Ciba-Geigy Corp. settles toxic waste lawsuit with Toms River homeowners for $20 million
Source: http://www.app.com, June 13, 2011
By: Erik Larsen
A $20 million settlement has been reached between the former Ciba-Geigy Corp. and thousands of people who contended that the value of their property was diminished by the dumping of toxic waste near their homes in Toms River.
The plaintiffs in the class-action lawsuit represent those residents who since 1995 lived in about 700 homes in the Oak Ridge neighborhood of Toms River.
That section of town abuts the southeast end of the 1,350-acre former Ciba-Geigy Corp. Superfund site. The production of industrial dye and resin began there in 1952, was scaled back in the early 1980s and ended in 1996.
John E. Keefe Jr. of Red Bank, the lawyer for the plaintiffs, said Monday that the settlement comes after a decade of litigation.
Superior Court Judge Jamie D. Happas granted final approval of the settlement last week during a hearing at the Middlesex County Courthouse in New Brunswick, Keefe said.
“We came to know well, and to respect greatly, the class representatives (residents),” Keefe said. “Their dedication and perseverance were matchless. We are delighted that they, as well the attorneys and support staff that worked so hard, well and long on this case, are now rewarded by a tremendous result.”
The suit was the third phase of litigation arising from contamination from the Ciba-Geigy site. Two other previous suits were settled. One sought damages for childhood cancer that residents maintained was caused by contamination from the site, and the other sought damages for adult cancer and medical monitoring. The company — now Ciba Specialty Chemicals Corp. — did not acknowledge liability in either settlement and the amounts agreed to were not made public.
In 1982, Ciba’s dye plant was placed on the federal Superfund list after an investigation by the U.S. Environmental Protection Agency found high levels of cancer-causing chemicals on the property.
Removal of drummed waste from an unlined landfill on the Ciba site began in 2003, and excavation of polluted soil began in 2004. A contractor removed 47,055 drums, about 12,000 more than the EPA believed was in the pit.
The treatment of 342,877 cubic yards of contaminated soil — the EPA’s original estimate was 160,000 cubic yards — was completed in August 2010. In October, company officials said the $300 million clean-up was complete.
In 1992, two former Ciba executives and the corporation pleaded guilty to illegally dumping pollutants into two landfills on the company’s property, and agreed to pay fines.
The Ciba Superfund site off Route 37 west, which is bigger than the city of Hoboken, is the largest undeveloped piece of real estate in Toms River.

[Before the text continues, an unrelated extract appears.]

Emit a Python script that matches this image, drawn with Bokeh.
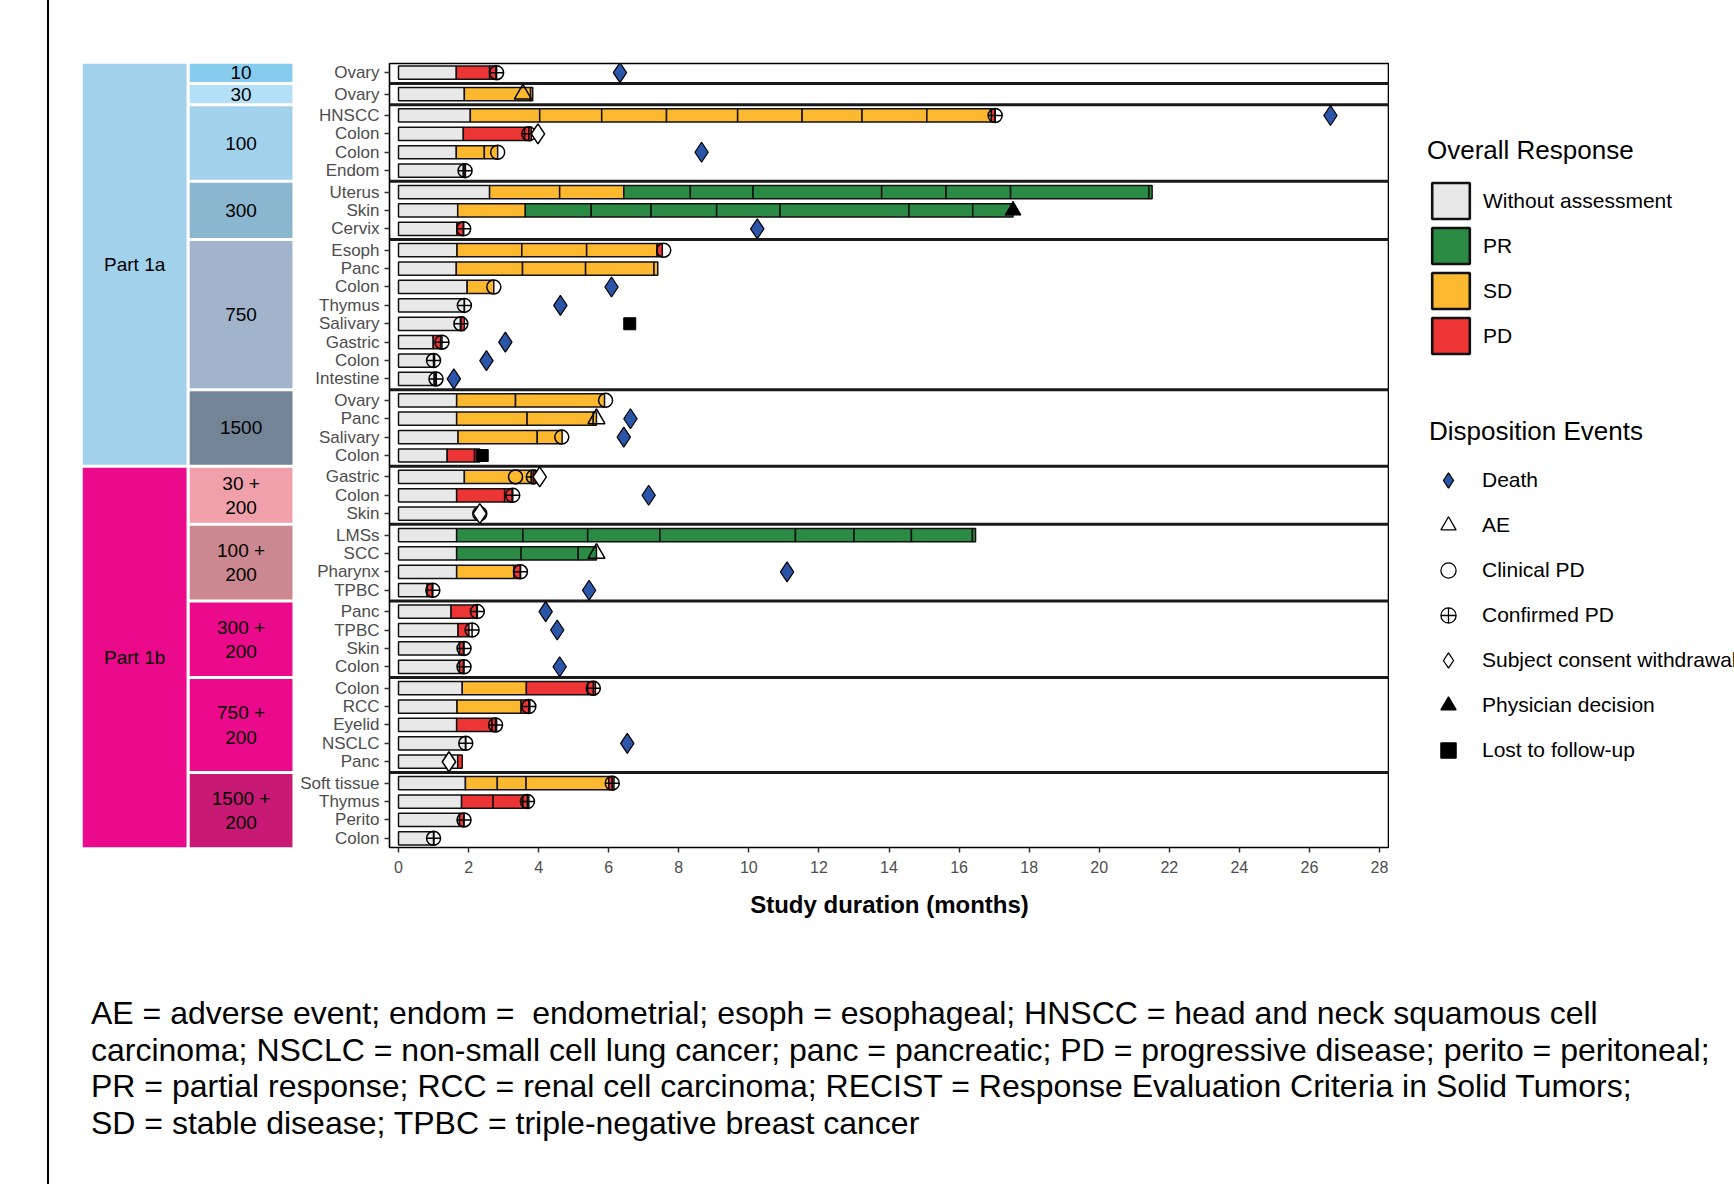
from bokeh.plotting import figure
from bokeh.models import Range1d, FixedTicker, Legend, LegendItem, Div
from bokeh.layouts import row, column
from bokeh.embed import file_html
from bokeh.resources import INLINE
from bokeh.core.properties import value

FONT = "Liberation Sans"

# ---------------- data ----------------
parts = ["Part 1a", "Part 1b"]
part_of_dose = [0, 0, 0, 0, 0, 0, 1, 1, 1, 1, 1]
dose_labels = ["10", "30", "100", "300", "750", "1500",
               "30 +\n200", "100 +\n200", "300 +\n200", "750 +\n200", "1500 +\n200"]
dose_sizes = [1, 1, 4, 3, 8, 4, 3, 4, 4, 5, 4]

tumors = ["Ovary", "Ovary", "HNSCC", "Colon", "Colon", "Endom", "Uterus", "Skin", "Cervix",
          "Esoph", "Panc", "Colon", "Thymus", "Salivary", "Gastric", "Colon", "Intestine",
          "Ovary", "Panc", "Salivary", "Colon", "Gastric", "Colon", "Skin",
          "LMSs", "SCC", "Pharynx", "TPBC", "Panc", "TPBC", "Skin", "Colon",
          "Colon", "RCC", "Eyelid", "NSCLC", "Panc", "Soft tissue", "Thymus", "Perito", "Colon"]

# end time (months) of each assessment segment, and its response
seg_ends = [
    [1.65, 2.6, 2.78],
    [1.88, 3.77, 3.83],
    [2.05, 4.03, 5.8, 7.65, 9.68, 11.52, 13.23, 15.08, 16.92, 17.03],
    [1.85, 3.6, 3.79],
    [1.65, 2.45, 2.83],
    [1.85, 1.91],
    [2.6, 4.6, 6.43, 8.33, 10.12, 13.79, 15.63, 17.47, 21.42, 21.51],
    [1.69, 3.62, 5.5, 7.21, 9.08, 10.89, 14.57, 16.39, 17.54],
    [1.67, 1.85],
    [1.67, 3.52, 5.37, 7.38, 7.53],
    [1.65, 3.54, 5.34, 7.29, 7.4],
    [1.96, 2.72],
    [1.88],
    [1.77, 1.88],
    [0.99, 1.2],
    [1.03],
    [1.02, 1.08],
    [1.66, 3.34, 5.88],
    [1.66, 3.67, 5.56, 5.65],
    [1.7, 3.96, 4.67],
    [1.39, 2.17, 2.32],
    [1.88, 3.79, 3.91],
    [1.66, 3.03, 3.24],
    [2.32],
    [1.66, 3.55, 5.4, 7.46, 11.33, 13.0, 14.64, 16.38, 16.47],
    [1.66, 3.5, 5.13, 5.65],
    [1.66, 3.29, 3.48],
    [0.82, 0.96],
    [1.5, 2.23],
    [1.7, 2.01],
    [1.74, 1.85],
    [1.74, 1.85],
    [1.82, 3.65, 5.4, 5.62],
    [1.67, 3.5, 3.75],
    [1.66, 2.67, 2.8],
    [1.91],
    [1.69, 1.82],
    [1.91, 2.82, 3.64, 6.0, 6.15],
    [1.8, 2.7, 3.55, 3.72],
    [1.74, 1.86],
    [1.01],
]
seg_resp = [
    ["W", "PD", "PD"],
    ["W", "SD", "SD"],
    ["W", "SD", "SD", "SD", "SD", "SD", "SD", "SD", "SD", "PD"],
    ["W", "PD", "PD"],
    ["W", "SD", "SD"],
    ["W", "PD"],
    ["W", "SD", "SD", "PR", "PR", "PR", "PR", "PR", "PR", "PR"],
    ["W", "SD", "PR", "PR", "PR", "PR", "PR", "PR", "PR"],
    ["W", "PD"],
    ["W", "SD", "SD", "SD", "PD"],
    ["W", "SD", "SD", "SD", "SD"],
    ["W", "SD"],
    ["W"],
    ["W", "PD"],
    ["W", "PD"],
    ["W"],
    ["W", "PD"],
    ["W", "SD", "SD"],
    ["W", "SD", "SD", "SD"],
    ["W", "SD", "SD"],
    ["W", "PD", "PD"],
    ["W", "SD", "PD"],
    ["W", "PD", "PD"],
    ["W"],
    ["W", "PR", "PR", "PR", "PR", "PR", "PR", "PR", "PR"],
    ["W", "PR", "PR", "PR"],
    ["W", "SD", "PD"],
    ["W", "PD"],
    ["W", "PD"],
    ["W", "PD"],
    ["W", "PD"],
    ["W", "PD"],
    ["W", "SD", "PD", "PD"],
    ["W", "SD", "PD"],
    ["W", "PD", "PD"],
    ["W"],
    ["W", "PD"],
    ["W", "SD", "SD", "SD", "PD"],
    ["W", "PD", "PD", "PD"],
    ["W", "PD"],
    ["W"],
]

death_rows = [0, 2, 4, 8, 11, 12, 14, 15, 16, 18, 19, 22, 26, 27, 28, 29, 31, 35]
death_t = [6.32, 26.6, 8.65, 10.24, 6.08, 4.62, 3.05, 2.51, 1.58, 6.62, 6.43, 7.14, 11.09, 5.44, 4.2, 4.53, 4.6, 6.53]
ae_rows = [1, 18, 25]
ae_t = [3.55, 5.65, 5.65]
clin_rows = [4, 9, 11, 17, 19, 21]
clin_t = [2.83, 7.57, 2.72, 5.91, 4.66, 3.34]
conf_rows = [0, 2, 3, 5, 8, 12, 13, 14, 15, 16, 21, 22, 23, 26, 27, 28, 29, 30, 31, 32, 33, 34, 35, 37, 38, 39, 40]
conf_t = [2.8, 17.03, 3.72, 1.9, 1.86, 1.88, 1.78, 1.24, 1.0, 1.07, 3.85, 3.26, 2.32, 3.48, 0.98, 2.25,
          2.1, 1.87, 1.87, 5.56, 3.72, 2.77, 1.92, 6.1, 3.68, 1.87, 1.0]
consent_rows = [3, 21, 23, 36]
consent_t = [3.98, 4.03, 2.32, 1.44]
phys_rows = [7]
phys_t = [17.54]
lost_rows = [13, 20]
lost_t = [6.6, 2.39]

resp_names = ["W", "PR", "SD", "PD"]
resp_labels = ["Without assessment", "PR", "SD", "PD"]
x_ticks = list(range(0, 29, 2))

foot_lines = [
    "AE = adverse event; endom =&nbsp; endometrial; esoph = esophageal; HNSCC = head and neck squamous cell",
    "carcinoma; NSCLC = non-small cell lung cancer; panc = pancreatic; PD = progressive disease; perito = peritoneal;",
    "PR = partial response; RCC = renal cell carcinoma; RECIST = Response Evaluation Criteria in Solid Tumors;",
    "SD = stable disease; TPBC = triple-negative breast cancer",
]

# ---------------- styles ----------------
resp_colors = {"W": "#e8e8e8", "PR": "#2b8a44", "SD": "#fcb92f", "PD": "#ee3535"}
part_colors = ["#a2d1ec", "#ec0a8c"]
dose_colors = ["#86ccef", "#b3e0f6", "#a2d1ec", "#8bb6cf", "#a2b4cc", "#738496",
               "#efa0aa", "#cc8890", "#ec0a8c", "#ec0a8c", "#c81a74"]
death_color = "#2b55a8"

# ---------------- row layout (integer units: row = 1000, panel gap = 163) ----------------
ROW = 1000
GAP = 163
ys = []
pos = 0
for n in dose_sizes:
    for _ in range(n):
        ys.append(-pos)
        pos += ROW
    pos += GAP
first_idx = []
acc = 0
for n in dose_sizes:
    first_idx.append(acc)
    acc += n
last_idx = [f + n - 1 for f, n in zip(first_idx, dose_sizes)]
g_top = [ys[f] + ROW // 2 for f in first_idx]
g_bot = [ys[l] - ROW // 2 for l in last_idx]
Y0, Y1 = g_bot[-1], g_top[0]
yr = Range1d(Y0, Y1)

X0, X1 = -0.257, 28.285
TOP, BOT = 63, 90
H = 63 + 784 + BOT
FRAME_BOTTOM = H - BOT

# ---------------- main plot ----------------
p = figure(width=1092, height=H, x_range=Range1d(X0, X1), y_range=yr,
           output_backend="svg", toolbar_location=None,
           min_border_left=92, min_border_right=0, min_border_top=TOP, min_border_bottom=BOT)
p.grid.visible = False
p.outline_line_color = "black"
p.outline_line_width = 1.6
p.background_fill_color = "white"

L, R, Yb, C = [], [], [], []
for i, (ends, resps) in enumerate(zip(seg_ends, seg_resp)):
    s = 0.0
    for e, r in zip(ends, resps):
        L.append(s)
        R.append(e)
        Yb.append(ys[i])
        C.append(resp_colors[r])
        s = e
p.hbar(y=Yb, left=L, right=R, height=0.72 * ROW, fill_color=C, line_color="#111111", line_width=1.5)

gap_y = [(g_bot[g] + g_top[g + 1]) / 2 for g in range(len(dose_sizes) - 1)]
p.segment(x0=X0, x1=X1, y0=gap_y, y1=gap_y, line_color="#1a1a1a", line_width=3)

def rows_y(rows):
    return [ys[r] for r in rows]

p.scatter(x=death_t, y=rows_y(death_rows), marker="diamond", size=20,
          fill_color=death_color, line_color="black", line_width=1.2)
p.scatter(x=ae_t, y=rows_y(ae_rows), marker="triangle", size=17,
          fill_color=None, line_color="black", line_width=1.5)
p.scatter(x=clin_t, y=rows_y(clin_rows), marker="circle", size=14,
          fill_color=None, line_color="black", line_width=1.5)
p.scatter(x=conf_t, y=rows_y(conf_rows), marker="circle_cross", size=14,
          fill_color=None, line_color="black", line_width=1.5)
p.scatter(x=consent_t, y=rows_y(consent_rows), marker="diamond", size=20,
          fill_color="white", line_color="black", line_width=1.5)
p.scatter(x=phys_t, y=rows_y(phys_rows), marker="triangle", size=16,
          fill_color="black", line_color="black")
p.scatter(x=lost_t, y=rows_y(lost_rows), marker="square", size=12,
          fill_color="black", line_color="black")

for ax in (p.xaxis, p.yaxis):
    ax.axis_line_color = None
    ax.major_tick_line_color = "#333333"
    ax.major_tick_line_width = 1.5
    ax.major_tick_in = 0
    ax.major_tick_out = 5
    ax.minor_tick_line_color = None
    ax.major_label_text_font = FONT
    ax.major_label_text_color = "#4d4d4d"
p.yaxis.ticker = FixedTicker(ticks=ys)
p.yaxis.major_label_overrides = {y: t for y, t in zip(ys, tumors)}
p.yaxis.major_label_text_font_size = "17px"
p.yaxis.major_label_standoff = 5
p.xaxis.ticker = FixedTicker(ticks=x_ticks)
p.xaxis.major_label_text_font_size = "16px"
p.xaxis.major_label_standoff = 8
p.xaxis.axis_label = "Study duration (months)"
p.xaxis.axis_label_text_font = FONT
p.xaxis.axis_label_text_font_style = "bold"
p.xaxis.axis_label_text_font_size = "24px"
p.xaxis.axis_label_text_color = "black"
p.xaxis.axis_label_standoff = 15

# ---------------- left blocks ----------------
lf = figure(width=248, height=H, x_range=Range1d(-0.317, 2.048), y_range=yr,
            output_backend="svg", toolbar_location=None,
            x_axis_location=None, y_axis_location=None,
            min_border_left=0, min_border_right=0, min_border_top=TOP, min_border_bottom=BOT)
lf.grid.visible = False
lf.outline_line_color = None

part_top, part_bot = [], []
for pi in range(len(parts)):
    gs = [g for g in range(len(dose_labels)) if part_of_dose[g] == pi]
    part_top.append(g_top[gs[0]])
    part_bot.append(g_bot[gs[-1]])
lf.quad(left=0, right=0.99, top=part_top, bottom=part_bot, fill_color=part_colors, line_color=None)
lf.quad(left=1.02, right=2.0, top=g_top, bottom=g_bot, fill_color=dose_colors, line_color=None)
lf.text(x=0.495, y=[(a + b) / 2 for a, b in zip(part_top, part_bot)], text=parts,
        text_align="center", text_baseline="middle", text_font=value(FONT),
        text_font_size="19px", text_color="black")
lf.text(x=1.51, y=[(a + b) / 2 for a, b in zip(g_top, g_bot)], text=dose_labels,
        text_align="center", text_baseline="middle", text_font=value(FONT),
        text_font_size="19px", text_color="black", text_line_height=1.15)

# ---------------- legends ----------------
lg = figure(width=345, height=H, x_range=Range1d(0, 1), y_range=Range1d(0, 1),
            output_backend="svg", toolbar_location=None,
            x_axis_location=None, y_axis_location=None,
            min_border_left=0, min_border_right=0, min_border_top=TOP, min_border_bottom=BOT)
lg.grid.visible = False
lg.outline_line_color = None

# legend-only renderers: one point each, placed outside the visible range
resp_r = []
for k in resp_names:
    resp_r.append(lg.quad(left=[-10], right=[-9], top=[-10], bottom=[-11], fill_color=resp_colors[k],
                          line_color="#111111", line_width=2.6))
ev_specs = [
    ("Death", "diamond", death_color),
    ("AE", "triangle", None),
    ("Clinical PD", "circle", None),
    ("Confirmed PD", "circle_cross", None),
    ("Subject consent withdrawal", "diamond", "white"),
    ("Physician decision", "triangle", "black"),
    ("Lost to follow-up", "square", "black"),
]
ev_r = []
for lab, mk, fc in ev_specs:
    ev_r.append(lg.scatter(x=[-10], y=[-10], marker=mk, fill_color=fc, line_color="black", line_width=1.3))

def style_legend(leg, gw, gh, standoff):
    leg.title_text_font = FONT
    leg.title_text_font_size = "26px"
    leg.title_text_font_style = "normal"
    leg.title_text_color = "black"
    leg.title_standoff = 12
    leg.label_text_font = FONT
    leg.label_text_font_size = "21px"
    leg.label_text_color = "black"
    leg.glyph_width = gw
    leg.glyph_height = gh
    leg.label_height = 40
    leg.spacing = 45 - gh
    leg.label_standoff = standoff
    leg.padding = 0
    leg.margin = 0
    leg.border_line_color = None
    leg.background_fill_alpha = 0

leg1 = Legend(items=[LegendItem(label=l, renderers=[r]) for l, r in zip(resp_labels, resp_r)],
              title="Overall Response", location=(38, FRAME_BOTTOM - 358))
style_legend(leg1, 47, 45, 9)
leg2 = Legend(items=[LegendItem(label=s[0], renderers=[r]) for s, r in zip(ev_specs, ev_r)],
              title="Disposition Events", location=(40, FRAME_BOTTOM - 771))
style_legend(leg2, 38, 42, 15)
lg.add_layout(leg1)
lg.add_layout(leg2)

# ---------------- footnote & frame line ----------------
foot_html = ('<div style="font-family: \'Liberation Sans\', Arial, sans-serif; font-size: 32px; '
             'line-height: 36.5px; color: #000; padding-left: 42px; padding-top: %dpx; '
             'white-space: nowrap;">' % (995 - H) + "<br>".join(foot_lines) + "</div>")
foot = Div(text=foot_html, width=1685, height=1184 - H, margin=0)
vline = Div(text="", width=49, height=1184, margin=0,
            styles={"border-right": "2px solid #000", "box-sizing": "border-box"})

layout = row(vline, column(row(lf, p, lg), foot))

open("out.html", "w").write(file_html(layout, INLINE))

With the exception of about 300 acres used in the chemical-making operations, the rest of the land is largely undisturbed.
Proposals in the past to develop the site for its economic potential have been contingent on removing 40,000 to 50,000 drums full of chemical waste that are stored three stories high, over an area about the size of a football field, called “Cell 1,” explained Mayor Thomas F. Kelaher.
The township had filed its own lawsuit to remove those drums, but consented to the suit being dismissed while both parties worked to mediate a solution, Kelaher said.
A resolution in the matter has been complicated by Ciba having been purchased by the German-owned BASF Corp. in April 2009.
“We are adamant in dealing with BASF that we want them to remove the drums from Cell 1,” Kelaher said.
Former Mayor Paul C. Brush, who is running to regain that post as a Democrat against Republican Kelaher, said the township should not have dropped the suit.
“This is a significant achievement for the residents of Oak Ridge and they are to be commended for their perseverance in their case against Ciba-Geigy,” Brush said. “Clearly, the residents of Oak Ridge were more persistent and determined than our township officials. If elected, I will certainly revisit the issue of Cell 1.”